[begin RECORDED DATA]
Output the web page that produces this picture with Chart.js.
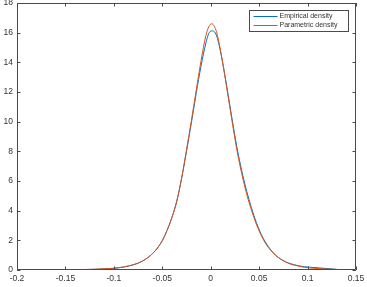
<!DOCTYPE html>
<html>
<head>
<meta charset="utf-8">
<script src="https://cdn.jsdelivr.net/npm/chart.js@4/dist/chart.umd.min.js"></script>
<style>
  html, body { margin: 0; padding: 0; background: #fff; }
  #wrap { width: 367px; height: 287px; position: relative; }
</style>
</head>
<body>
<div id="wrap"><canvas id="densityChart"></canvas></div>
<script>
const seriesNames = ['Empirical density', 'Parametric density']
const seriesColors = ['#0072BD', '#D95319']

const empX = [-0.165, -0.16, -0.15, -0.14, -0.13, -0.12, -0.11, -0.1, -0.095, -0.09, -0.085, -0.08, -0.075, -0.07,
  -0.065, -0.06, -0.055, -0.05, -0.045, -0.04, -0.035, -0.03, -0.025, -0.02, -0.015, -0.01, -0.005, -0.002,
  0.001, 0.004, 0.007, 0.012, 0.017, 0.022, 0.027, 0.032, 0.037, 0.042, 0.047, 0.052, 0.057, 0.062, 0.067,
  0.072, 0.077, 0.082, 0.087, 0.092, 0.097, 0.102, 0.112, 0.122, 0.132]
const empY = [0.005, 0.008, 0.012, 0.02, 0.03, 0.045, 0.07, 0.11, 0.15, 0.2, 0.27, 0.35, 0.46, 0.62,
  0.83, 1.11, 1.48, 1.98, 2.68, 3.55, 4.65, 6.2, 8.0, 9.9, 11.9, 13.75, 15.3, 15.95,
  16.12, 16.05, 15.6, 14.1, 12.2, 10.2, 8.3, 6.7, 5.35, 4.2, 3.22, 2.42, 1.82, 1.36, 1.0,
  0.75, 0.56, 0.43, 0.34, 0.27, 0.22, 0.19, 0.14, 0.09, 0.03]

const parX = [-0.165, -0.16, -0.15, -0.14, -0.13, -0.12, -0.11, -0.1, -0.095, -0.09, -0.085, -0.08, -0.075, -0.07,
  -0.065, -0.06, -0.055, -0.05, -0.045, -0.04, -0.035, -0.03, -0.025, -0.02, -0.015, -0.01, -0.005, -0.002,
  0.001, 0.004, 0.007, 0.012, 0.017, 0.022, 0.027, 0.032, 0.037, 0.042, 0.047, 0.052, 0.057, 0.062, 0.067,
  0.072, 0.077, 0.082, 0.087, 0.092, 0.097, 0.102, 0.112, 0.122, 0.13]
const parY = [0.01, 0.012, 0.018, 0.025, 0.035, 0.05, 0.08, 0.12, 0.16, 0.2, 0.27, 0.35, 0.46, 0.62,
  0.83, 1.11, 1.48, 1.98, 2.68, 3.55, 4.65, 6.2, 8.1, 10.05, 12.1, 14.1, 15.8, 16.4,
  16.6, 16.4, 15.8, 14.1, 12.1, 10.05, 8.1, 6.5, 5.15, 4.05, 3.1, 2.35, 1.75, 1.32, 0.99,
  0.74, 0.55, 0.41, 0.32, 0.24, 0.18, 0.14, 0.09, 0.055, 0.04]

const xTicks = [-0.2, -0.15, -0.1, -0.05, 0, 0.05, 0.1, 0.15]
const xTickLabels = ['-0.2', '-0.15', '-0.1', '-0.05', '0', '0.05', '0.1', '0.15']
const yTicks = [0, 2, 4, 6, 8, 10, 12, 14, 16, 18]

const axisColor = '#4a4a4a'
const labelColor = '#333'
const font = 'Liberation Sans, Arial, Helvetica, sans-serif'

function points(xs, ys) {
  return xs.map((x, i) => ({ x: x, y: ys[i] }))
}

// matlab style box, inward ticks and legend
const matlabBox = {
  id: 'matlabBox',
  afterDraw(chart) {
    const ctx = chart.ctx
    const a = chart.chartArea
    const xs = chart.scales.x
    const ys = chart.scales.y
    const tl = 3.5
    ctx.save()
    ctx.strokeStyle = axisColor
    ctx.lineWidth = 1
    ctx.beginPath()
    ctx.rect(a.left + 0.5, a.top + 0.5, a.right - a.left - 1, a.bottom - a.top - 1)
    xTicks.forEach(v => {
      const px = Math.round(xs.getPixelForValue(v)) + 0.5
      ctx.moveTo(px, a.bottom); ctx.lineTo(px, a.bottom - tl)
      ctx.moveTo(px, a.top); ctx.lineTo(px, a.top + tl)
    })
    yTicks.forEach(v => {
      const py = Math.round(ys.getPixelForValue(v)) + 0.5
      ctx.moveTo(a.left, py); ctx.lineTo(a.left + tl, py)
      ctx.moveTo(a.right, py); ctx.lineTo(a.right - tl, py)
    })
    ctx.stroke()

    // legend
    const lx = 249.5, ly = 10.5, lw = 99, lh = 21
    ctx.fillStyle = '#fff'
    ctx.fillRect(lx, ly, lw, lh)
    ctx.strokeStyle = axisColor
    ctx.strokeRect(lx, ly, lw, lh)
    ctx.font = '7px ' + font
    ctx.textBaseline = 'middle'
    seriesNames.forEach((name, i) => {
      const y = ly + 6 + i * 9
      ctx.strokeStyle = seriesColors[i]
      ctx.beginPath()
      ctx.moveTo(lx + 4, y); ctx.lineTo(lx + 28, y)
      ctx.stroke()
      ctx.fillStyle = labelColor
      ctx.fillText(name, lx + 30, y)
    })
    ctx.restore()
  }
}

let densityChart = new Chart(document.getElementById('densityChart'), {
  type: 'scatter',
  data: {
    datasets: [
      {
        label: seriesNames[0],
        data: points(empX, empY),
        borderColor: seriesColors[0],
        backgroundColor: seriesColors[0],
        order: 1
      },
      {
        label: seriesNames[1],
        data: points(parX, parY),
        borderColor: seriesColors[1],
        backgroundColor: seriesColors[1],
        order: 0
      }
    ]
  },
  options: {
    responsive: true,
    maintainAspectRatio: false,
    animation: false,
    events: [],
    showLine: true,
    elements: {
      point: { radius: 0 },
      line: { borderWidth: 1, cubicInterpolationMode: 'monotone' }
    },
    layout: { padding: { top: 3, right: 11, left: 0, bottom: 0 } },
    plugins: {
      legend: { display: false },
      tooltip: { enabled: false }
    },
    scales: {
      x: {
        type: 'linear',
        min: -0.2,
        max: 0.15,
        afterBuildTicks: axis => { axis.ticks = xTicks.map(v => ({ value: v })) },
        afterFit: axis => {
          axis.height = 17
          axis.paddingLeft = 0
          axis.paddingRight = 0
        },
        grid: { display: false, drawTicks: false },
        border: { display: false },
        ticks: {
          padding: 4,
          maxRotation: 0,
          autoSkip: false,
          color: labelColor,
          font: { family: font, size: 8.5 },
          callback: (v, i) => xTickLabels[i]
        }
      },
      y: {
        type: 'linear',
        min: 0,
        max: 18,
        afterBuildTicks: axis => { axis.ticks = yTicks.map(v => ({ value: v })) },
        afterFit: axis => {
          axis.width = 17
          axis.paddingTop = 0
          axis.paddingBottom = 0
        },
        grid: { display: false, drawTicks: false },
        border: { display: false },
        ticks: {
          padding: 4,
          autoSkip: false,
          color: labelColor,
          font: { family: font, size: 8.5 }
        }
      }
    }
  },
  plugins: [matlabBox]
});
</script>
</body>
</html>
[end RECORDED DATA]
OBJECTIVE - Repeat only the lines between the start of the data and the line with "const seriesColors = ['#0072BD', '#D95319']", including those two lines, and skip the pictures.

CORRECT ANSWER -
Output the web page that produces this picture with Chart.js.
<!DOCTYPE html>
<html>
<head>
<meta charset="utf-8">
<script src="https://cdn.jsdelivr.net/npm/chart.js@4/dist/chart.umd.min.js"></script>
<style>
  html, body { margin: 0; padding: 0; background: #fff; }
  #wrap { width: 367px; height: 287px; position: relative; }
</style>
</head>
<body>
<div id="wrap"><canvas id="densityChart"></canvas></div>
<script>
const seriesNames = ['Empirical density', 'Parametric density']
const seriesColors = ['#0072BD', '#D95319']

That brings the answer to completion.